INSTRUCTIONS FOR THE TASK
Please write out the lines of the data exactly, beginning with the first and ending with the line containing "const A_PTR_Y = [0, 0.667, 1];"; leave the pictures behind.
### DATASET EXTRACT
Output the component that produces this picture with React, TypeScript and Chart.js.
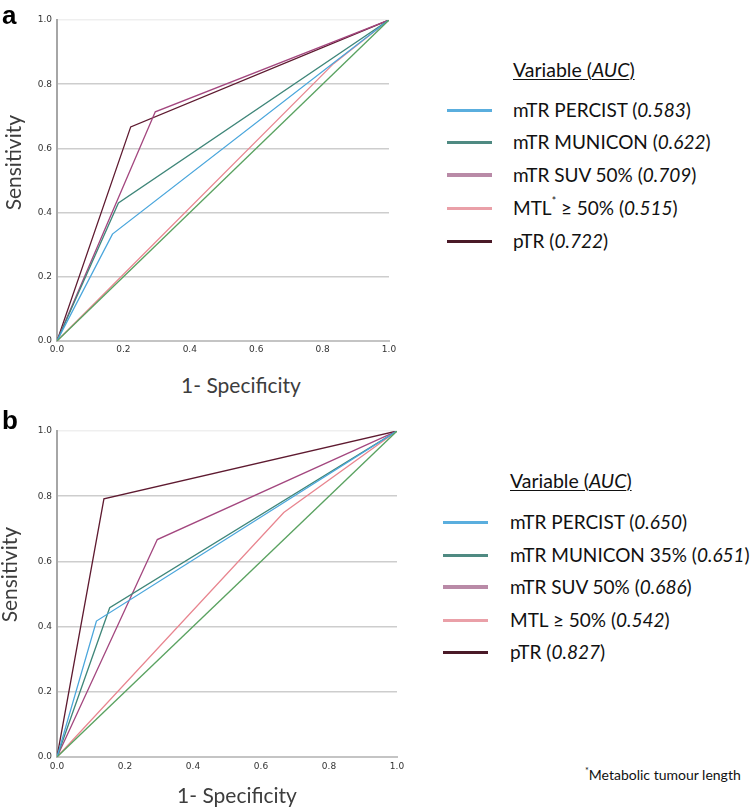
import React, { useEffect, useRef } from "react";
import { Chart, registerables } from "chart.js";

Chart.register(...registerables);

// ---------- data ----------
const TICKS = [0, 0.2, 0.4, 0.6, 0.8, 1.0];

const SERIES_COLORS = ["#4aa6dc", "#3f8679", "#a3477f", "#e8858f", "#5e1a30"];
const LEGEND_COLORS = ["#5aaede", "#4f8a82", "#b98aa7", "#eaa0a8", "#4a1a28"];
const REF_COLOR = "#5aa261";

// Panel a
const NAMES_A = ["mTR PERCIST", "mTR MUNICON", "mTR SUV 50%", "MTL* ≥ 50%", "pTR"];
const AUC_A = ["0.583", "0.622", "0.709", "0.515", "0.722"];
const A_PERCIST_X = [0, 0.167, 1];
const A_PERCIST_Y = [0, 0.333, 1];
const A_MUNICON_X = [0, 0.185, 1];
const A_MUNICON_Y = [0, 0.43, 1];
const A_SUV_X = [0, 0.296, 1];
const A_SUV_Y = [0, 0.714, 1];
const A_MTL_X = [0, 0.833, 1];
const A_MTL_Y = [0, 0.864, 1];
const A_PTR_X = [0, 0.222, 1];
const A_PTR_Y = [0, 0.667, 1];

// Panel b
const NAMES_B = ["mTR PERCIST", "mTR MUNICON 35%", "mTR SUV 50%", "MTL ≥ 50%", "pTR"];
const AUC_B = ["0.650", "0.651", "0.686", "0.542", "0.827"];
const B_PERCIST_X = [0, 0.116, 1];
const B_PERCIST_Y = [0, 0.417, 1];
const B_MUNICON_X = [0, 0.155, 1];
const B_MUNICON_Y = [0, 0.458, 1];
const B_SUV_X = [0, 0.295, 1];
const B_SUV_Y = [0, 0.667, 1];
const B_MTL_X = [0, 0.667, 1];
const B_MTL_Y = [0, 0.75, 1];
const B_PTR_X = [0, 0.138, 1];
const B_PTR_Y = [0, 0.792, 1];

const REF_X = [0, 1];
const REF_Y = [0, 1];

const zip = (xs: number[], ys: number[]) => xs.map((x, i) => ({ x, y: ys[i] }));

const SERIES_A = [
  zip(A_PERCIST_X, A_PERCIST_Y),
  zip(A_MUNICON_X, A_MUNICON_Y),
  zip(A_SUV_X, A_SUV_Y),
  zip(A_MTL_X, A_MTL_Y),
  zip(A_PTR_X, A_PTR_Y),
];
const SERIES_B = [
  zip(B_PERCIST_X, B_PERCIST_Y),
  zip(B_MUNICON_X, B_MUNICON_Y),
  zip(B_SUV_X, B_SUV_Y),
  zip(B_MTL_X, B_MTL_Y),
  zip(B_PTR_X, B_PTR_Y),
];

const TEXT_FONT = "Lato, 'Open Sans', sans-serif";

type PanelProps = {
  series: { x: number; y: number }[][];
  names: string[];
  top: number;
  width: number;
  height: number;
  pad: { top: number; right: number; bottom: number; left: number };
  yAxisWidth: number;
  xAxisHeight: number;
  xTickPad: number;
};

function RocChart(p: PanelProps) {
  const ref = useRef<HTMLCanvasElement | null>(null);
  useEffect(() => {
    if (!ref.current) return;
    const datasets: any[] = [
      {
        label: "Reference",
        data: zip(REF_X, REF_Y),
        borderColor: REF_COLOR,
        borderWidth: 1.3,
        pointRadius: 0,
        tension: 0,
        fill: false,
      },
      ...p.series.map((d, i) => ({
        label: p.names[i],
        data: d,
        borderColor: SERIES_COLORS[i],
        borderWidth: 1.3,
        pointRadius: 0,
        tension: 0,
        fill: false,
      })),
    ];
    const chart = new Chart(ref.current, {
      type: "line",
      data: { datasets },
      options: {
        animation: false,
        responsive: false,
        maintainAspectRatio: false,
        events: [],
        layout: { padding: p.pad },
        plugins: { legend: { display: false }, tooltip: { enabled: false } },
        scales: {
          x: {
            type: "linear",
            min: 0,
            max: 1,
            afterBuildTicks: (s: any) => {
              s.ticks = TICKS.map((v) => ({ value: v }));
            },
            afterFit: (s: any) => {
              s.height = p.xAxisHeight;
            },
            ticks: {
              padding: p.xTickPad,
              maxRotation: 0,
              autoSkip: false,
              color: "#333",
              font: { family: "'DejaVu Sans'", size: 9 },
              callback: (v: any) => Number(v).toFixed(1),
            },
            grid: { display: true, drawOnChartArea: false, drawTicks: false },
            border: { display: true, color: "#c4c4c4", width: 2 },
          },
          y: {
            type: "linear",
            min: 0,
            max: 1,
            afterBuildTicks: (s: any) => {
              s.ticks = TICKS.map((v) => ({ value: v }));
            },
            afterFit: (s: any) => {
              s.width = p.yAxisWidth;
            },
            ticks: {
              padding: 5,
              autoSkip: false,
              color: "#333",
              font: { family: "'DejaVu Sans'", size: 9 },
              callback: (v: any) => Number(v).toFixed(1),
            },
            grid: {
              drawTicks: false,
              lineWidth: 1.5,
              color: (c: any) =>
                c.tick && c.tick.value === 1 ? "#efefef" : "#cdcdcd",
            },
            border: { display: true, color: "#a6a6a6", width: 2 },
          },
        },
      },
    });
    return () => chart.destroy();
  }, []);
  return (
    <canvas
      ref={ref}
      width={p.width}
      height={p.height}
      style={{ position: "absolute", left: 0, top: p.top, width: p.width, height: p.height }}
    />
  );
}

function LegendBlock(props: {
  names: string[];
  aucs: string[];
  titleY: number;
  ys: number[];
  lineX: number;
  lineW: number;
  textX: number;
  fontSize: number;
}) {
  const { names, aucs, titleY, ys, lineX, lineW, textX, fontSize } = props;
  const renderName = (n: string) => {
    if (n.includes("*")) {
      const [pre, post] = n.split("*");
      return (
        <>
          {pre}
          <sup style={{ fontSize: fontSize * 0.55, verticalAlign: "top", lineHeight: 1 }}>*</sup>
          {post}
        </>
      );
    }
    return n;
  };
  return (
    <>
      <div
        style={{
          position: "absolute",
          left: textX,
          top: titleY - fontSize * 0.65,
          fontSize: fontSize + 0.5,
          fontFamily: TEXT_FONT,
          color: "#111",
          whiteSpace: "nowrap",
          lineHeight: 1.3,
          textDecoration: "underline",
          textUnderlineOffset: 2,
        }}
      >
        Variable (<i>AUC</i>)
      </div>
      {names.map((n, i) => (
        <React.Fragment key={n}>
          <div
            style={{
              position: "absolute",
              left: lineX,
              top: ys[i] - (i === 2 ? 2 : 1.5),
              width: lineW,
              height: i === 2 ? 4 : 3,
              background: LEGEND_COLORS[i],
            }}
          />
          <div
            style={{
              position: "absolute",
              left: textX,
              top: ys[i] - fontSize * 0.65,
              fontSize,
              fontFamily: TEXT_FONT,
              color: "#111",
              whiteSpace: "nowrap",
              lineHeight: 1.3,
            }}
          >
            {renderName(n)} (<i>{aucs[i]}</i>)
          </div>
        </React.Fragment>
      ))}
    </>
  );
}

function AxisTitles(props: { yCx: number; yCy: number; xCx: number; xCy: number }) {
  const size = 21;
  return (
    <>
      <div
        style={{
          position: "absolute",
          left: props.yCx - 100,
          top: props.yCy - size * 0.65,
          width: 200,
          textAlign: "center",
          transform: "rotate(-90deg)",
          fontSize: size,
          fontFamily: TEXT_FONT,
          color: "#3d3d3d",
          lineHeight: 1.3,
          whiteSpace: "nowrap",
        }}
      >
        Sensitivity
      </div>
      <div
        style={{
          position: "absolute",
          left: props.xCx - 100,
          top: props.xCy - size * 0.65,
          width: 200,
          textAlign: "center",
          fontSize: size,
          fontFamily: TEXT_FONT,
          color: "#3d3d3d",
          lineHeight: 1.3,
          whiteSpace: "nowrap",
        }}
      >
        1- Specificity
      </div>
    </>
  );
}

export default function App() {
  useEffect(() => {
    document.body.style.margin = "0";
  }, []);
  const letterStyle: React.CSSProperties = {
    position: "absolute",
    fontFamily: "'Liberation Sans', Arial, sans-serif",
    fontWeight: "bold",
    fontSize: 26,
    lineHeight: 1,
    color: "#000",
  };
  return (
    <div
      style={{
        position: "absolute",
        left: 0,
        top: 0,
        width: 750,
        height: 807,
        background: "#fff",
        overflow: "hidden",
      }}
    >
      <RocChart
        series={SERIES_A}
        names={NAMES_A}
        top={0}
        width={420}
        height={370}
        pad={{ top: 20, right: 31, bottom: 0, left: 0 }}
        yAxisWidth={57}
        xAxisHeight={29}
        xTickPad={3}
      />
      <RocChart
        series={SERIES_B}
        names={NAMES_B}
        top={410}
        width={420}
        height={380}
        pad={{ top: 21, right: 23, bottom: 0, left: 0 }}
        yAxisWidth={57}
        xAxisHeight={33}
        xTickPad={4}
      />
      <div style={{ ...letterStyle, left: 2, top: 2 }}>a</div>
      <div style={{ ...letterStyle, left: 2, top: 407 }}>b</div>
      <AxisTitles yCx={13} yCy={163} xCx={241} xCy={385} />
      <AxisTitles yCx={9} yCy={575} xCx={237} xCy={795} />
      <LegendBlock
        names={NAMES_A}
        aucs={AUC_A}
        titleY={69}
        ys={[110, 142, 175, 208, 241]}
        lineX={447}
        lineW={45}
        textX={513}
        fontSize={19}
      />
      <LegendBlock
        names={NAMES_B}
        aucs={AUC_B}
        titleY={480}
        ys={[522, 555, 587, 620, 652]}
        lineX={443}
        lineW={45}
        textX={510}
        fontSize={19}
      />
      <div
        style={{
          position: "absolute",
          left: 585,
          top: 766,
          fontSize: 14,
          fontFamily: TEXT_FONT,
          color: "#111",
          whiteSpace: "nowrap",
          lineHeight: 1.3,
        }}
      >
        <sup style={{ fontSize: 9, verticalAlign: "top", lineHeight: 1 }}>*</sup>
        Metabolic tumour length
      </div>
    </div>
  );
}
######
FINAL ANSWER
Output the component that produces this picture with React, TypeScript and Chart.js.
import React, { useEffect, useRef } from "react";
import { Chart, registerables } from "chart.js";

Chart.register(...registerables);

// ---------- data ----------
const TICKS = [0, 0.2, 0.4, 0.6, 0.8, 1.0];

const SERIES_COLORS = ["#4aa6dc", "#3f8679", "#a3477f", "#e8858f", "#5e1a30"];
const LEGEND_COLORS = ["#5aaede", "#4f8a82", "#b98aa7", "#eaa0a8", "#4a1a28"];
const REF_COLOR = "#5aa261";

// Panel a
const NAMES_A = ["mTR PERCIST", "mTR MUNICON", "mTR SUV 50%", "MTL* ≥ 50%", "pTR"];
const AUC_A = ["0.583", "0.622", "0.709", "0.515", "0.722"];
const A_PERCIST_X = [0, 0.167, 1];
const A_PERCIST_Y = [0, 0.333, 1];
const A_MUNICON_X = [0, 0.185, 1];
const A_MUNICON_Y = [0, 0.43, 1];
const A_SUV_X = [0, 0.296, 1];
const A_SUV_Y = [0, 0.714, 1];
const A_MTL_X = [0, 0.833, 1];
const A_MTL_Y = [0, 0.864, 1];
const A_PTR_X = [0, 0.222, 1];
const A_PTR_Y = [0, 0.667, 1];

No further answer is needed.